Latrell McCain, a single mother of two children, said she is struggling financially and wasn’t sure how she was going to buy her children school uniforms this year.

On Friday, McCain’s prayers were answered, she said.

“This is a blessing,” McCain said as she perused though piles of free, gently used uniforms during the 10th annual From Our Uniform to Yours school uniform distribution program held by the Walker Police Department at Walker Baptist Church’s Fellowship Hall.

More than 500 people waited in the heat — some for hours — to select free uniforms for their children. All of them left with something, said Capt. John Sharp, of the Walker Police Department.

It took volunteers nearly six hours to distribute all of the uniforms.

Michelle Beard arrived two hours early to the uniform drive and walked away with uniforms for her son Seth Gravious, 15. Beard also donated two pairs of uniform pants her son had outgrown in hopes of helping another family in need.

Sharp said the need for assistance was up this year. More families had called in the weeks prior to the event asking for help, and about 550 uniforms were distributed Friday, far more than expected, he said. The number is up from about 400 last year and about 375 in 2012.

“There is a lot of need in the parish,” Sharp said. “There are lots of unemployed folks.”

“It’s horrible, especially this year,” said volunteer Mirna Ebarb, as she watched shifts of people enter the fellowship hall to shop, and at the long line of people waiting outside. “It’s very sad.”
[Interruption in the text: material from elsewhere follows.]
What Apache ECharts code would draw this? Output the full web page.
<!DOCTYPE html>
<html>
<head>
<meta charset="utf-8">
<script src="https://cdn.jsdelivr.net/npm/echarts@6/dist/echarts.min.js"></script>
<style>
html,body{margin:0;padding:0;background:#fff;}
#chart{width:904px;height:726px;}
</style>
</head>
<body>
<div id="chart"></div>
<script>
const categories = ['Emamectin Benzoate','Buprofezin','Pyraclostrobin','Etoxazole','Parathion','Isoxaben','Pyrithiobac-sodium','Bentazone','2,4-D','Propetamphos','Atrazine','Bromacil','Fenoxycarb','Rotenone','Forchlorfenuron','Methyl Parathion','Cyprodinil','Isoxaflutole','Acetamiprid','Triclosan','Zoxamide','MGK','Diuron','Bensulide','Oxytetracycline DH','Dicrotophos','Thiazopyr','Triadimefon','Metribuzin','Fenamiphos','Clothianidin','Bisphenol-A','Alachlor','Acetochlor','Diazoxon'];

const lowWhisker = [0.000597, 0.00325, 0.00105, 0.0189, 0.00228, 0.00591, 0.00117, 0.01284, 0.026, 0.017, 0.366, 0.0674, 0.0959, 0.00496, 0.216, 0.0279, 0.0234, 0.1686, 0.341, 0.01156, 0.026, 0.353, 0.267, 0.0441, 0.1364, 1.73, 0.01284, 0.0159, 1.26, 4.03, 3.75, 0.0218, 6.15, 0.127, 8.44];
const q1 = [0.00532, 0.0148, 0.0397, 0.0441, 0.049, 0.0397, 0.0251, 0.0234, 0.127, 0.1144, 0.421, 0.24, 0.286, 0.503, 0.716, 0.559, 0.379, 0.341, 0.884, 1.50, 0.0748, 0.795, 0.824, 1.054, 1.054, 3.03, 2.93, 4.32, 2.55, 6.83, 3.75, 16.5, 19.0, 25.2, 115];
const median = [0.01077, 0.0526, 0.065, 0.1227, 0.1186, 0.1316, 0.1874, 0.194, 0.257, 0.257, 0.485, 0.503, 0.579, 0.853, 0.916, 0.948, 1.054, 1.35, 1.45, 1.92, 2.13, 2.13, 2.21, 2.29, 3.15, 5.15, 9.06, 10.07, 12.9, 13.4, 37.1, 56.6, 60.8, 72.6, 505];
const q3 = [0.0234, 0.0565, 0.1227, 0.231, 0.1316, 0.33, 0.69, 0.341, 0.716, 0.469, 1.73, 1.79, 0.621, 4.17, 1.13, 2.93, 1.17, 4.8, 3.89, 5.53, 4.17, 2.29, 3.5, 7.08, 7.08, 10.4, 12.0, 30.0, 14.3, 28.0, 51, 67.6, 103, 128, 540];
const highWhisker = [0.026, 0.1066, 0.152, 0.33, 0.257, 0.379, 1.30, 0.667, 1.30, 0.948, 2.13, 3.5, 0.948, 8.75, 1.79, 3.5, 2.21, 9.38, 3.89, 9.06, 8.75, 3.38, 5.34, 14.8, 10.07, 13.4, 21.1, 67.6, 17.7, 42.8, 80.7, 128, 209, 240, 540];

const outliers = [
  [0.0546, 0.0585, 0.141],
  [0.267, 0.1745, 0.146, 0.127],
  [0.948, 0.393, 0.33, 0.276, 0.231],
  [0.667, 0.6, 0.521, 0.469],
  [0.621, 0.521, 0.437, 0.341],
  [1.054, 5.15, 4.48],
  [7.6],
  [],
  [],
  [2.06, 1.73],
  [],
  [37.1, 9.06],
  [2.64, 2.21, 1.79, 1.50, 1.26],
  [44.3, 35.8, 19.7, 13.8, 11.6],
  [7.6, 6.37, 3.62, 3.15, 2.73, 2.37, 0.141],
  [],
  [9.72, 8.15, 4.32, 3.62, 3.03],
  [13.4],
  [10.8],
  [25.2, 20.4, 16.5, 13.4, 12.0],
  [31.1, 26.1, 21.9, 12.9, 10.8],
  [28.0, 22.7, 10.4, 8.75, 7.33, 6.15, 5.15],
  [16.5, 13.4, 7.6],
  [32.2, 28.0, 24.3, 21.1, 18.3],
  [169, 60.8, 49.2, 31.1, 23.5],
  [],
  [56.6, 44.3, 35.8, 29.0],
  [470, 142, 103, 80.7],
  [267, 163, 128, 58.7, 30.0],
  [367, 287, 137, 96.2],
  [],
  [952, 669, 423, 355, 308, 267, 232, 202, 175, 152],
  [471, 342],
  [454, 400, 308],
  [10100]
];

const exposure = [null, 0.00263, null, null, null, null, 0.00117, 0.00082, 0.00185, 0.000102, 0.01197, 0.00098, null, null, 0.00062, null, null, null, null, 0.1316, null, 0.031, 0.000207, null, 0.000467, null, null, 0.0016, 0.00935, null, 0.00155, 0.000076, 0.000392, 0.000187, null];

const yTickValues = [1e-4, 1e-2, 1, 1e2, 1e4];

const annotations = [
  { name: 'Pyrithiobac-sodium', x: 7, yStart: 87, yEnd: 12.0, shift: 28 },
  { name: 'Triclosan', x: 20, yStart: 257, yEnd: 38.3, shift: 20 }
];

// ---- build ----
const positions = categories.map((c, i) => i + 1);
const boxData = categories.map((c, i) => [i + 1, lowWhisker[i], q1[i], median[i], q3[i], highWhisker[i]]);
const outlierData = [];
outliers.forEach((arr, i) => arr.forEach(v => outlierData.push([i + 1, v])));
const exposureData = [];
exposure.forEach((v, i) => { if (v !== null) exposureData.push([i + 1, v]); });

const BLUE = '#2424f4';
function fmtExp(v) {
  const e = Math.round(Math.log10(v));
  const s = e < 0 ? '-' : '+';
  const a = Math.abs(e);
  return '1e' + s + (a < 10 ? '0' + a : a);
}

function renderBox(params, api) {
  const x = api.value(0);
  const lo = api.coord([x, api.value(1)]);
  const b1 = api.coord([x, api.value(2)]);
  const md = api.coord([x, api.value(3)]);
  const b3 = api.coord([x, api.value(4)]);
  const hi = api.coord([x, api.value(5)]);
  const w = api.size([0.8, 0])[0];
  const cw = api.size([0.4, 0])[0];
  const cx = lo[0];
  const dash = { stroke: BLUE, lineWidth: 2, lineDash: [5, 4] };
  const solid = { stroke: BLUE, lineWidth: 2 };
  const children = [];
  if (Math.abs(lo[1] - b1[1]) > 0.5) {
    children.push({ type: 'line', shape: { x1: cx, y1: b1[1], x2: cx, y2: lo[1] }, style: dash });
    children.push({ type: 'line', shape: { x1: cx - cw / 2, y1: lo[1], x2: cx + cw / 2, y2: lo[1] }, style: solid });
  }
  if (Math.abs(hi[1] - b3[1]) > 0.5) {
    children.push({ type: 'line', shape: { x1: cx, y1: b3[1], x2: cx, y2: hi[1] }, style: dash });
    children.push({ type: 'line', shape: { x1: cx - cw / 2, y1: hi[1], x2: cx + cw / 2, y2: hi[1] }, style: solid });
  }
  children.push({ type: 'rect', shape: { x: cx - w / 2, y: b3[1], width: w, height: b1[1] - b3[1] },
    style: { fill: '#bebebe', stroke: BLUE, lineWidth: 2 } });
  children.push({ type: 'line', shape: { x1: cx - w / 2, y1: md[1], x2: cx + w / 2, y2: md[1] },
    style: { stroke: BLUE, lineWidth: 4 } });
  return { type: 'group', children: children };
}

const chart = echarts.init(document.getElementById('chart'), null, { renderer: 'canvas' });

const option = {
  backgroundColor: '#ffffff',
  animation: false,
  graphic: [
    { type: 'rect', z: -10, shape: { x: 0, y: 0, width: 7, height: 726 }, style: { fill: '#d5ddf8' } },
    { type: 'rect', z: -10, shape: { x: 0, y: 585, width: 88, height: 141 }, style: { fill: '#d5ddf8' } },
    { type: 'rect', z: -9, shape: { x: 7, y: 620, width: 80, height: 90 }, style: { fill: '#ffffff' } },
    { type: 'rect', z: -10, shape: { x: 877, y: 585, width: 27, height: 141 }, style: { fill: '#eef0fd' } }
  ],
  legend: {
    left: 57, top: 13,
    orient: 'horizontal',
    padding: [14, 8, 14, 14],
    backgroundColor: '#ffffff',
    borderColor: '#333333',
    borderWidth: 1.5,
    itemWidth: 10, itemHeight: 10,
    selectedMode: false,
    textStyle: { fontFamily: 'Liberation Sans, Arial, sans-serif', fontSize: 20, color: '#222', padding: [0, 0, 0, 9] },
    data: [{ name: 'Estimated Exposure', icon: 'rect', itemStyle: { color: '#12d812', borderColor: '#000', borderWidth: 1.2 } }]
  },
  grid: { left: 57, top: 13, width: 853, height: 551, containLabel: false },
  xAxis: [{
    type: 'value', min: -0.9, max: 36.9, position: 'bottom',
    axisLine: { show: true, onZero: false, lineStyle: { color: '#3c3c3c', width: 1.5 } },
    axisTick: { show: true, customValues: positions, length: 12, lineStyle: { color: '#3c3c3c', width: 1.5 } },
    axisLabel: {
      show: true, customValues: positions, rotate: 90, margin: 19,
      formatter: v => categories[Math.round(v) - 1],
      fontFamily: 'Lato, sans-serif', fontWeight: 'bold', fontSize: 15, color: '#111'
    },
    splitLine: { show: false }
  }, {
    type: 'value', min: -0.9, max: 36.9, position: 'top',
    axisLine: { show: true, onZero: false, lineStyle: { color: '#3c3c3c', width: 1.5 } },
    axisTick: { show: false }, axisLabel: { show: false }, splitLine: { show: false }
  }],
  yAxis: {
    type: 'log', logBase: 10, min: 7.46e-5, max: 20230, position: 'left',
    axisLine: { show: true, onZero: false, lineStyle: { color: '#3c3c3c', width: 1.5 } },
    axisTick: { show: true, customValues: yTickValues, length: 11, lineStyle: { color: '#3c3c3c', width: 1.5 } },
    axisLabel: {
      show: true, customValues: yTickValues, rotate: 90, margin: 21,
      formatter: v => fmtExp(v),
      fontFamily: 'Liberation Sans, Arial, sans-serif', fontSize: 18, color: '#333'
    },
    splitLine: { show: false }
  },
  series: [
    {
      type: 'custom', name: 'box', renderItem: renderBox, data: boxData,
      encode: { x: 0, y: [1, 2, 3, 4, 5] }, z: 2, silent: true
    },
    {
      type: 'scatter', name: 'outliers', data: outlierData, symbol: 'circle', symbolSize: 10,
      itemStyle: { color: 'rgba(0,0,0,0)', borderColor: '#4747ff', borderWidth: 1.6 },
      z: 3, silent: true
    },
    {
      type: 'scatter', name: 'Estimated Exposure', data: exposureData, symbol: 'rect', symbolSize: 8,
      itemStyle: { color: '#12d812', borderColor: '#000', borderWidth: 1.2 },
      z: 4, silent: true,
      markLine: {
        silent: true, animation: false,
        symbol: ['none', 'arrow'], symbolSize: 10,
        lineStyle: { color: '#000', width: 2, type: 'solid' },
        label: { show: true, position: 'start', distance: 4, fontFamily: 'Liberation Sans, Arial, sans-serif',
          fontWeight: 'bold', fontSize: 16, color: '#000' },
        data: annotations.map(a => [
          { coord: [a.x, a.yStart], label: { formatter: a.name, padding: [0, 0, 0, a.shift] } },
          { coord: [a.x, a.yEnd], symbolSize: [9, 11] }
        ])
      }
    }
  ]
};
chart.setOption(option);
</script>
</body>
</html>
Volunteers spent hundreds of hours thoroughly checking, sorting and labeling the uniforms.

The school uniform distribution program was the brainchild of former Chief of Police Hunter Grimes, who saw the need in the community years ago.

Before leaving his post in Walker to take on responsibilities at Louisiana State Police, Grimes asked Sharp to continue the program, which has helped thousands of Livingston Parish residents.
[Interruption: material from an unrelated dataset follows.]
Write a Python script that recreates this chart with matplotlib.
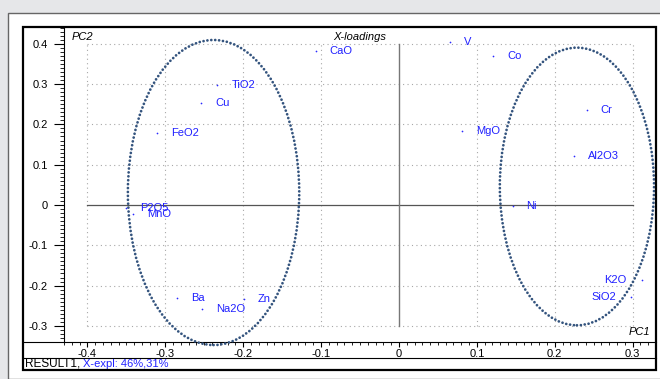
import numpy as np
import matplotlib.pyplot as plt
from matplotlib.patches import Ellipse, Rectangle
from matplotlib.lines import Line2D
from matplotlib.ticker import MultipleLocator

plt.rcParams['font.family'] = ['Liberation Sans', 'DejaVu Sans']

# loadings
names = ['TiO2', 'Cu', 'FeO2', 'CaO', 'V', 'Co', 'Cr', 'MgO', 'Al2O3', 'Ni',
         'K2O', 'SiO2', 'P2O5', 'MnO', 'Ba', 'Na2O', 'Zn']
pc1 = [-0.233, -0.254, -0.310, -0.107, 0.065, 0.121, 0.241, 0.081, 0.225, 0.146,
       0.312, 0.298, -0.350, -0.341, -0.285, -0.253, -0.199]
pc2 = [0.298, 0.254, 0.179, 0.382, 0.405, 0.370, 0.236, 0.184, 0.122, -0.003,
       -0.186, -0.229, -0.008, -0.022, -0.232, -0.258, -0.234]
left_side = ['K2O', 'SiO2']

x_ticks = [-0.4, -0.3, -0.2, -0.1, 0, 0.1, 0.2, 0.3]
y_ticks = [-0.3, -0.2, -0.1, 0, 0.1, 0.2, 0.3, 0.4]

# groups (center x, center y, width, height)
groups = [(-0.238, 0.031, 0.220, 0.757), (0.2285, 0.046, 0.198, 0.689)]

W, H = 660, 379
fig = plt.figure(figsize=(6.6, 3.79), dpi=100)
fig.patch.set_facecolor('#e6e7e9')

def fx(px):
    return px / W

def fy(py):
    return 1 - py / H

# white panel and frame
fig.add_artist(Rectangle((fx(8), 0), 1, fy(13), transform=fig.transFigure,
                         facecolor='white', edgecolor='#666666', lw=1, zorder=-5))
fig.add_artist(Rectangle((fx(23), fy(370)), fx(656) - fx(23), fy(27) - fy(370),
                         transform=fig.transFigure, facecolor='none',
                         edgecolor='black', lw=1.6, zorder=5))
fig.add_artist(Line2D([fx(23), fx(656)], [fy(358), fy(358)], transform=fig.transFigure,
                      color='black', lw=0.8))
fig.add_artist(Line2D([fx(23), fx(64)], [fy(342), fy(342)], transform=fig.transFigure,
                      color='black', lw=0.8))

ax = fig.add_axes([fx(64), fy(342), fx(656) - fx(64), fy(27) - fy(342)])
ax.set_facecolor('white')
ax.set_xlim(-0.43, 0.33)
ax.set_ylim(-0.34, 0.4417)
for s in ['top', 'right']:
    ax.spines[s].set_visible(False)
for s in ['left', 'bottom']:
    ax.spines[s].set_linewidth(0.8)

ax.set_xticks(x_ticks)
ax.set_xticklabels([('%g' % v) if v != 0 else '0' for v in x_ticks])
ax.set_yticks(y_ticks)
ax.set_yticklabels([('%g' % v) if v != 0 else '0' for v in y_ticks])
ax.xaxis.set_minor_locator(MultipleLocator(0.01))
ax.yaxis.set_minor_locator(MultipleLocator(0.01))
ax.tick_params(axis='y', which='major', length=7.5, width=0.8, pad=4, labelsize=8)
ax.tick_params(axis='y', which='minor', length=3, width=0.6)
ax.tick_params(axis='x', which='major', length=3.5, width=0.8, pad=1.5, labelsize=8)
ax.tick_params(axis='x', which='minor', length=1.8, width=0.6)

# grid restricted to the tick range
for v in x_ticks:
    if v != 0:
        ax.plot([v, v], [y_ticks[0], y_ticks[-1]], color='#a8a8a8', lw=0.8,
                ls=(0, (1, 3)), zorder=1)
for v in y_ticks:
    if v != 0:
        ax.plot([x_ticks[0], x_ticks[-1]], [v, v], color='#a8a8a8', lw=0.8,
                ls=(0, (1, 3)), zorder=1)
ax.plot([x_ticks[0], x_ticks[-1]], [0, 0], color='#555555', lw=0.9, zorder=2)
ax.plot([0, 0], [y_ticks[0], y_ticks[-1]], color='#777777', lw=1.0, zorder=2)

for cx, cy, w, h in groups:
    ax.add_patch(Ellipse((cx, cy), w, h, facecolor='none', edgecolor='#34547e',
                         lw=2.0, linestyle=(0, (0.01, 1.4)), capstyle='round',
                         clip_on=False, zorder=3))

ax.scatter(pc1, pc2, s=1.5, color='#2a2aff', zorder=4, linewidths=0)
for n, x, y in zip(names, pc1, pc2):
    if n in left_side:
        ax.annotate(n, (x, y), xytext=(-11, 0), textcoords='offset points',
                    ha='right', va='center', fontsize=8, color='#2020ff')
    else:
        ax.annotate(n, (x, y), xytext=(10, 0), textcoords='offset points',
                    ha='left', va='center', fontsize=8, color='#2020ff')

ax.text(0.0135, 0.985, 'PC2', transform=ax.transAxes, style='italic',
        fontsize=8, ha='left', va='top')
ax.text(0.5, 0.985, 'X-loadings', transform=ax.transAxes, style='italic',
        fontsize=8, ha='center', va='top')
ax.text(0.99, 0.015, 'PC1', transform=ax.transAxes, style='italic',
        fontsize=8, ha='right', va='bottom')

t = fig.text(fx(25), fy(364), 'RESULT1,', fontsize=8.5, ha='left', va='center')
fig.canvas.draw()
bb = t.get_window_extent()
fig.text(bb.x1 / W + fx(3), fy(364), 'X-expl: 46%,31%', fontsize=8,
         ha='left', va='center', color='#2020ff')

fig.savefig('out.png', dpi=100, facecolor=fig.get_facecolor())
The department — which was recognized by the National Association of Chiefs of Police for having the best social media site for a law enforcement agency of its size — used Facebook as its main tool to spread the word about the uniform drive, Sharp said. Although the city has 6,200 residents, it has more than 11,000 Facebook followers, some as far away as Australia.
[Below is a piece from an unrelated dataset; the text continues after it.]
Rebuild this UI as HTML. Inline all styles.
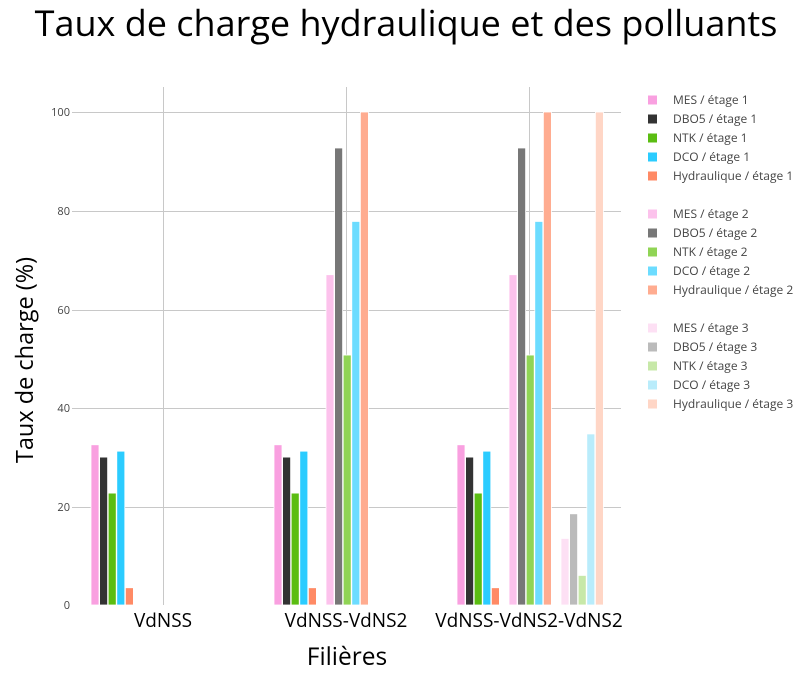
<!DOCTYPE html>
<html><head><meta charset="utf-8"><style>body{margin:0;background:#fff}svg{display:block;font-family:"Open Sans","Liberation Sans","DejaVu Sans",sans-serif}</style></head>
<body>
<svg width="798" height="676" viewBox="0 0 798 676" xmlns="http://www.w3.org/2000/svg">
<rect width="798" height="676" fill="#fff"/>
<text x="406" y="36" font-size="36" text-anchor="middle" fill="#000">Taux de charge hydraulique et des polluants</text>
<g stroke="#c8c8c8" stroke-width="1">
<line x1="72" x2="621" y1="507.5" y2="507.5"/>
<line x1="72" x2="621" y1="408.5" y2="408.5"/>
<line x1="72" x2="621" y1="310.5" y2="310.5"/>
<line x1="72" x2="621" y1="211.5" y2="211.5"/>
<line x1="72" x2="621" y1="112.5" y2="112.5"/>
<line x1="163.5" x2="163.5" y1="87" y2="605"/>
<line x1="346.5" x2="346.5" y1="87" y2="605"/>
<line x1="529.5" x2="529.5" y1="87" y2="605"/>
</g>
<g font-size="11" fill="#444" text-anchor="end">
<text x="70" y="609">0</text><text x="70" y="511">20</text><text x="70" y="412">40</text><text x="70" y="314">60</text><text x="70" y="215">80</text><text x="70" y="116">100</text>
</g>
<g id="bars" stroke="#fff" stroke-width="0.8"></g>
<g font-size="19" fill="#000" text-anchor="middle">
<text x="163" y="627">VdNSS</text><text x="346" y="627">VdNSS-VdNS2</text><text x="529" y="627">VdNSS-VdNS2-VdNS2</text>
</g>
<text x="347" y="665" font-size="24.5" text-anchor="middle">Filières</text>
<text transform="translate(33,360) rotate(-90)" font-size="23.5" text-anchor="middle">Taux de charge (%)</text>
<g id="legend" font-size="12" fill="#444"></g>
<script>
var ns="http://www.w3.org/2000/svg";
var cols=[["#f9a0e0","#333333","#5bbd12","#2bccff","#ff8a65"],["#fcc2ec","#777777","#90d455","#6cdcff","#ffac90"],["#fde0f4","#bbbbbb","#c7e8a8","#b9ecfb","#ffd6c6"]];
var names=["MES","DBO5","NTK","DCO","Hydraulique"];
var v1=[32.5,30,22.7,31.2,3.5],v2=[67,92.7,50.7,77.8,100],v3=[13.5,18.5,6,34.7,100];
var data=[[[163,0,v1]],[[346,0,v1],[346,1,v2]],[[529,0,v1],[529,1,v2],[529,2,v3]]];
var off=[-72,-20,32];
var b=document.getElementById("bars");
data.forEach(function(g){g.forEach(function(s){var c=s[0],e=s[1],v=s[2];
for(var i=0;i<5;i++){var x=c+off[e]+i*8.6;var h=v[i]*4.93;var r=document.createElementNS(ns,"rect");
r.setAttribute("x",x);r.setAttribute("y",605-h);r.setAttribute("width",8);r.setAttribute("height",h);r.setAttribute("fill",cols[e][i]);b.appendChild(r);}})});
var L=document.getElementById("legend");
for(var e=0;e<3;e++)for(var i=0;i<5;i++){var y=100+e*114+i*19;
var r=document.createElementNS(ns,"rect");r.setAttribute("x",648);r.setAttribute("y",y-4.5);r.setAttribute("width",9);r.setAttribute("height",9);r.setAttribute("fill",cols[e][i]);L.appendChild(r);
var t=document.createElementNS(ns,"text");t.setAttribute("x",673);t.setAttribute("y",y+4);t.textContent=names[i]+" / étage "+(e+1);L.appendChild(t);}
</script>
</svg>
</body></html>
One of those followers, a woman from Australia, sent a money order to help pay for uniforms.

The woman, who wished to remain anonymous, began sending donations three years ago and has now enlisted help from her Australian friends, Sharp said.

In addition to collecting gently used uniforms, the department raised about $1,000 in cash and gift card donations to purchase additional uniforms, Sharp said. About $300 came from school students who paid $1 for a free dress day.

With the money Beard saved from not having to purchase new uniforms, she can now pay school fees.

Randy Baker, a mother of three, said she will use the money she saved on uniforms to buy school shoes for her children.

“It was a good feeling to be able to help and know that you’re making a difference, but it’s a bad feeling to know that so many people in your community need help,” Sharp said.